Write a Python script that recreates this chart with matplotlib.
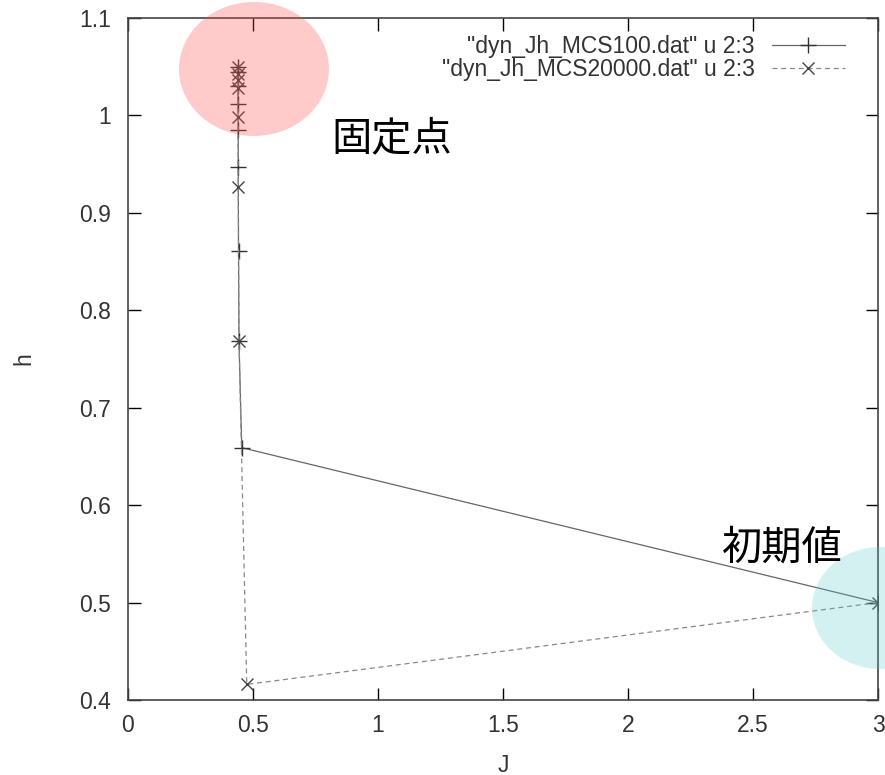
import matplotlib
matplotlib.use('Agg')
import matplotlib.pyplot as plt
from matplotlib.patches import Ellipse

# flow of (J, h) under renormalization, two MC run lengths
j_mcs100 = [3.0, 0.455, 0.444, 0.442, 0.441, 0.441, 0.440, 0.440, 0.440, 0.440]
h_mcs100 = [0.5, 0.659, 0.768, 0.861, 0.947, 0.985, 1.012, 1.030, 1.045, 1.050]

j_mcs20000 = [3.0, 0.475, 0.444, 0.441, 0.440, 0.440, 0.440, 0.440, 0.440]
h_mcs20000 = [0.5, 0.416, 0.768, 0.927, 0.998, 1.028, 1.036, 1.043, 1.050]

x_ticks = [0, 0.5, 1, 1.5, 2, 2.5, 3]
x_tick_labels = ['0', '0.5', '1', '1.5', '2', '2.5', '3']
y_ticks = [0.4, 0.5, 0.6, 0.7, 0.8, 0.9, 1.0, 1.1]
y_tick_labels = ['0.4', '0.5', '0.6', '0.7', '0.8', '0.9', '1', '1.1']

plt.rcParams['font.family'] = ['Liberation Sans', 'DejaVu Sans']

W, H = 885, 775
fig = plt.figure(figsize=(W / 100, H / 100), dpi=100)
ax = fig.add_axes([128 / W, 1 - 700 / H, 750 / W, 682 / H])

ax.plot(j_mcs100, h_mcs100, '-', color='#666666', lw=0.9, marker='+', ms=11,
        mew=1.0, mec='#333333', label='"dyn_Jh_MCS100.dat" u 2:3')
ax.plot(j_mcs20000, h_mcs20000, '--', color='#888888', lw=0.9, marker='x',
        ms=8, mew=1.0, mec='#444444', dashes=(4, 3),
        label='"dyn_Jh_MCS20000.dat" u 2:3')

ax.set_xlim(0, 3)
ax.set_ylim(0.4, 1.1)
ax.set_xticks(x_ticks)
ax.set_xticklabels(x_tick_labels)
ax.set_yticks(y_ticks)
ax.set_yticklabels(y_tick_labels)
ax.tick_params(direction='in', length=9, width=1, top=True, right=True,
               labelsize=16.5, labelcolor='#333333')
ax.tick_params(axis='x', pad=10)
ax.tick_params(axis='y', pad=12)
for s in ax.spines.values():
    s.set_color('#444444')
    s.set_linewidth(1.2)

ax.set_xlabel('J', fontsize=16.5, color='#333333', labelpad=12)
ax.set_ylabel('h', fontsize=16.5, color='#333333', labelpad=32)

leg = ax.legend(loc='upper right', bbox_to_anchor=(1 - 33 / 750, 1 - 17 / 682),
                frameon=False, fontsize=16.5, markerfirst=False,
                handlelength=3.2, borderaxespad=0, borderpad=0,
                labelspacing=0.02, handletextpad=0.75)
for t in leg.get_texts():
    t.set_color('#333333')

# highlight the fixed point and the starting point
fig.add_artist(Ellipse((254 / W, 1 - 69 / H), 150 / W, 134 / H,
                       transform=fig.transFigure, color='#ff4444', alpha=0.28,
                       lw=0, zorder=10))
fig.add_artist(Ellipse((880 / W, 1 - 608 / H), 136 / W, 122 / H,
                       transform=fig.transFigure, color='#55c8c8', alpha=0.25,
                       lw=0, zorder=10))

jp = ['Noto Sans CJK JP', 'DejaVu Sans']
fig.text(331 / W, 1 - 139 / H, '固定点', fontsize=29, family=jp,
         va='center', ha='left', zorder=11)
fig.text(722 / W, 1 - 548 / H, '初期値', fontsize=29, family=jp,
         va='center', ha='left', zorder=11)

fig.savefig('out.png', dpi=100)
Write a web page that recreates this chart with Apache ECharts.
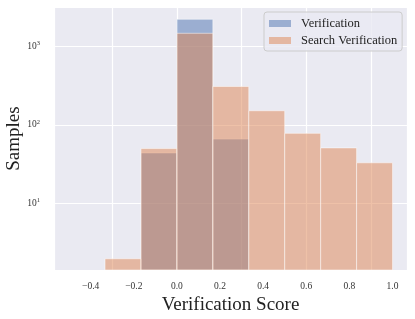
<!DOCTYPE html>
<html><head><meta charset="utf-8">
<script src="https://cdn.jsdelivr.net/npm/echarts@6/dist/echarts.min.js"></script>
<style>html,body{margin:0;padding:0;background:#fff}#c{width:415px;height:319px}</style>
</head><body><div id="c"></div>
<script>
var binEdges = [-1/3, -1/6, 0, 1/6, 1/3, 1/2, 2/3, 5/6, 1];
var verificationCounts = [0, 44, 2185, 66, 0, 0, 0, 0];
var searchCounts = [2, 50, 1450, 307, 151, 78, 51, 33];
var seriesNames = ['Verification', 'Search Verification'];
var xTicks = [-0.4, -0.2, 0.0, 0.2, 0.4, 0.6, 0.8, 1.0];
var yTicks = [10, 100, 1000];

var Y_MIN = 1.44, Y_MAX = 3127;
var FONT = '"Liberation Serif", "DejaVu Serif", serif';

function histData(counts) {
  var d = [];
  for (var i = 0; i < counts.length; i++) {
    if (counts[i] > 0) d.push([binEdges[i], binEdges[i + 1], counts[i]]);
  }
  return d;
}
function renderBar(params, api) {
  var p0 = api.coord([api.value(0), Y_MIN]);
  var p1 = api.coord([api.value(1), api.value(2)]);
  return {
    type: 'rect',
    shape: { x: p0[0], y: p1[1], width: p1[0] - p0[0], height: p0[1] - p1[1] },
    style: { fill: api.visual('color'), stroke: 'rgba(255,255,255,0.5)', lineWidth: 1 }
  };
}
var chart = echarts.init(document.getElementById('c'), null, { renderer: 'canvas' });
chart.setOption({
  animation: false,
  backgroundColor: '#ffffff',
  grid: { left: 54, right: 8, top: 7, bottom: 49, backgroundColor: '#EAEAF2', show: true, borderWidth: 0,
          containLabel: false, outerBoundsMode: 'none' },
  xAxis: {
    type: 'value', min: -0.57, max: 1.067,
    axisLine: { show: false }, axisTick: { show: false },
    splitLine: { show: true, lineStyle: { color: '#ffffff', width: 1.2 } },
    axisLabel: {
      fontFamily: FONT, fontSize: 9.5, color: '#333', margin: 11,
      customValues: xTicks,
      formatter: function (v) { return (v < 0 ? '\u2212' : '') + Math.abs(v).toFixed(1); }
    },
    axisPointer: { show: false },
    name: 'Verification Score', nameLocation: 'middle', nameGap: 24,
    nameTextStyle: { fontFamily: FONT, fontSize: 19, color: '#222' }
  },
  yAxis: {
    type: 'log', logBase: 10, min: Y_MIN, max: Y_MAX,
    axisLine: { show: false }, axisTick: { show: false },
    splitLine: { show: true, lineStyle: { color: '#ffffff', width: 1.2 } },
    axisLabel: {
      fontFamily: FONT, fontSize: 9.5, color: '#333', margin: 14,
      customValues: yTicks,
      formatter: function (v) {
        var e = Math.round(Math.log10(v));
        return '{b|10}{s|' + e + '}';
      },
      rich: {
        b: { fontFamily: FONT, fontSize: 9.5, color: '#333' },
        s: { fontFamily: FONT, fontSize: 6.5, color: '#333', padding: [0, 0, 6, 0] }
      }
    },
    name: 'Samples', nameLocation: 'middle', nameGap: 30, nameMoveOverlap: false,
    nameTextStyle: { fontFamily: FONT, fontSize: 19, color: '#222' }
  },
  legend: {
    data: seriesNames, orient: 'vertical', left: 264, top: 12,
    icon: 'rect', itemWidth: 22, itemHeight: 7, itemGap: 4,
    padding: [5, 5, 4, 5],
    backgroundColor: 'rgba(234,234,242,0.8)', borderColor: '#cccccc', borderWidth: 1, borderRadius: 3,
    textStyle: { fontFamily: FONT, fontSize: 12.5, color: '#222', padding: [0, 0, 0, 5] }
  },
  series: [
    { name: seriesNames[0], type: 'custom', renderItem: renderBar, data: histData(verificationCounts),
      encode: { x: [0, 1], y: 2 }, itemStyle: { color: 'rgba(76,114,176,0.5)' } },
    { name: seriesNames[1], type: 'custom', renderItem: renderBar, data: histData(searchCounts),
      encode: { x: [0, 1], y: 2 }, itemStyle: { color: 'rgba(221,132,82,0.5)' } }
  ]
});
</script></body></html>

========

Take the listing above and print it exactly, apart from the pictures.

§ ANSWER TO THIS EXERCISE
Write a Python script that recreates this chart with matplotlib.
import matplotlib
matplotlib.use('Agg')
import matplotlib.pyplot as plt
from matplotlib.patches import Ellipse

# flow of (J, h) under renormalization, two MC run lengths
j_mcs100 = [3.0, 0.455, 0.444, 0.442, 0.441, 0.441, 0.440, 0.440, 0.440, 0.440]
h_mcs100 = [0.5, 0.659, 0.768, 0.861, 0.947, 0.985, 1.012, 1.030, 1.045, 1.050]

j_mcs20000 = [3.0, 0.475, 0.444, 0.441, 0.440, 0.440, 0.440, 0.440, 0.440]
h_mcs20000 = [0.5, 0.416, 0.768, 0.927, 0.998, 1.028, 1.036, 1.043, 1.050]

x_ticks = [0, 0.5, 1, 1.5, 2, 2.5, 3]
x_tick_labels = ['0', '0.5', '1', '1.5', '2', '2.5', '3']
y_ticks = [0.4, 0.5, 0.6, 0.7, 0.8, 0.9, 1.0, 1.1]
y_tick_labels = ['0.4', '0.5', '0.6', '0.7', '0.8', '0.9', '1', '1.1']

plt.rcParams['font.family'] = ['Liberation Sans', 'DejaVu Sans']

W, H = 885, 775
fig = plt.figure(figsize=(W / 100, H / 100), dpi=100)
ax = fig.add_axes([128 / W, 1 - 700 / H, 750 / W, 682 / H])

ax.plot(j_mcs100, h_mcs100, '-', color='#666666', lw=0.9, marker='+', ms=11,
        mew=1.0, mec='#333333', label='"dyn_Jh_MCS100.dat" u 2:3')
ax.plot(j_mcs20000, h_mcs20000, '--', color='#888888', lw=0.9, marker='x',
        ms=8, mew=1.0, mec='#444444', dashes=(4, 3),
        label='"dyn_Jh_MCS20000.dat" u 2:3')

ax.set_xlim(0, 3)
ax.set_ylim(0.4, 1.1)
ax.set_xticks(x_ticks)
ax.set_xticklabels(x_tick_labels)
ax.set_yticks(y_ticks)
ax.set_yticklabels(y_tick_labels)
ax.tick_params(direction='in', length=9, width=1, top=True, right=True,
               labelsize=16.5, labelcolor='#333333')
ax.tick_params(axis='x', pad=10)
ax.tick_params(axis='y', pad=12)
for s in ax.spines.values():
    s.set_color('#444444')
    s.set_linewidth(1.2)

ax.set_xlabel('J', fontsize=16.5, color='#333333', labelpad=12)
ax.set_ylabel('h', fontsize=16.5, color='#333333', labelpad=32)

leg = ax.legend(loc='upper right', bbox_to_anchor=(1 - 33 / 750, 1 - 17 / 682),
                frameon=False, fontsize=16.5, markerfirst=False,
                handlelength=3.2, borderaxespad=0, borderpad=0,
                labelspacing=0.02, handletextpad=0.75)
for t in leg.get_texts():
    t.set_color('#333333')

# highlight the fixed point and the starting point
fig.add_artist(Ellipse((254 / W, 1 - 69 / H), 150 / W, 134 / H,
                       transform=fig.transFigure, color='#ff4444', alpha=0.28,
                       lw=0, zorder=10))
fig.add_artist(Ellipse((880 / W, 1 - 608 / H), 136 / W, 122 / H,
                       transform=fig.transFigure, color='#55c8c8', alpha=0.25,
                       lw=0, zorder=10))

jp = ['Noto Sans CJK JP', 'DejaVu Sans']
fig.text(331 / W, 1 - 139 / H, '固定点', fontsize=29, family=jp,
         va='center', ha='left', zorder=11)
fig.text(722 / W, 1 - 548 / H, '初期値', fontsize=29, family=jp,
         va='center', ha='left', zorder=11)

fig.savefig('out.png', dpi=100)
Write a web page that recreates this chart with Apache ECharts.
<!DOCTYPE html>
<html><head><meta charset="utf-8">
<script src="https://cdn.jsdelivr.net/npm/echarts@6/dist/echarts.min.js"></script>
<style>html,body{margin:0;padding:0;background:#fff}#c{width:415px;height:319px}</style>
</head><body><div id="c"></div>
<script>
var binEdges = [-1/3, -1/6, 0, 1/6, 1/3, 1/2, 2/3, 5/6, 1];
var verificationCounts = [0, 44, 2185, 66, 0, 0, 0, 0];
var searchCounts = [2, 50, 1450, 307, 151, 78, 51, 33];
var seriesNames = ['Verification', 'Search Verification'];
var xTicks = [-0.4, -0.2, 0.0, 0.2, 0.4, 0.6, 0.8, 1.0];
var yTicks = [10, 100, 1000];

var Y_MIN = 1.44, Y_MAX = 3127;
var FONT = '"Liberation Serif", "DejaVu Serif", serif';

function histData(counts) {
  var d = [];
  for (var i = 0; i < counts.length; i++) {
    if (counts[i] > 0) d.push([binEdges[i], binEdges[i + 1], counts[i]]);
  }
  return d;
}
function renderBar(params, api) {
  var p0 = api.coord([api.value(0), Y_MIN]);
  var p1 = api.coord([api.value(1), api.value(2)]);
  return {
    type: 'rect',
    shape: { x: p0[0], y: p1[1], width: p1[0] - p0[0], height: p0[1] - p1[1] },
    style: { fill: api.visual('color'), stroke: 'rgba(255,255,255,0.5)', lineWidth: 1 }
  };
}
var chart = echarts.init(document.getElementById('c'), null, { renderer: 'canvas' });
chart.setOption({
  animation: false,
  backgroundColor: '#ffffff',
  grid: { left: 54, right: 8, top: 7, bottom: 49, backgroundColor: '#EAEAF2', show: true, borderWidth: 0,
          containLabel: false, outerBoundsMode: 'none' },
  xAxis: {
    type: 'value', min: -0.57, max: 1.067,
    axisLine: { show: false }, axisTick: { show: false },
    splitLine: { show: true, lineStyle: { color: '#ffffff', width: 1.2 } },
    axisLabel: {
      fontFamily: FONT, fontSize: 9.5, color: '#333', margin: 11,
      customValues: xTicks,
      formatter: function (v) { return (v < 0 ? '\u2212' : '') + Math.abs(v).toFixed(1); }
    },
    axisPointer: { show: false },
    name: 'Verification Score', nameLocation: 'middle', nameGap: 24,
    nameTextStyle: { fontFamily: FONT, fontSize: 19, color: '#222' }
  },
  yAxis: {
    type: 'log', logBase: 10, min: Y_MIN, max: Y_MAX,
    axisLine: { show: false }, axisTick: { show: false },
    splitLine: { show: true, lineStyle: { color: '#ffffff', width: 1.2 } },
    axisLabel: {
      fontFamily: FONT, fontSize: 9.5, color: '#333', margin: 14,
      customValues: yTicks,
      formatter: function (v) {
        var e = Math.round(Math.log10(v));
        return '{b|10}{s|' + e + '}';
      },
      rich: {
        b: { fontFamily: FONT, fontSize: 9.5, color: '#333' },
        s: { fontFamily: FONT, fontSize: 6.5, color: '#333', padding: [0, 0, 6, 0] }
      }
    },
    name: 'Samples', nameLocation: 'middle', nameGap: 30, nameMoveOverlap: false,
    nameTextStyle: { fontFamily: FONT, fontSize: 19, color: '#222' }
  },
  legend: {
    data: seriesNames, orient: 'vertical', left: 264, top: 12,
    icon: 'rect', itemWidth: 22, itemHeight: 7, itemGap: 4,
    padding: [5, 5, 4, 5],
    backgroundColor: 'rgba(234,234,242,0.8)', borderColor: '#cccccc', borderWidth: 1, borderRadius: 3,
    textStyle: { fontFamily: FONT, fontSize: 12.5, color: '#222', padding: [0, 0, 0, 5] }
  },
  series: [
    { name: seriesNames[0], type: 'custom', renderItem: renderBar, data: histData(verificationCounts),
      encode: { x: [0, 1], y: 2 }, itemStyle: { color: 'rgba(76,114,176,0.5)' } },
    { name: seriesNames[1], type: 'custom', renderItem: renderBar, data: histData(searchCounts),
      encode: { x: [0, 1], y: 2 }, itemStyle: { color: 'rgba(221,132,82,0.5)' } }
  ]
});
</script></body></html>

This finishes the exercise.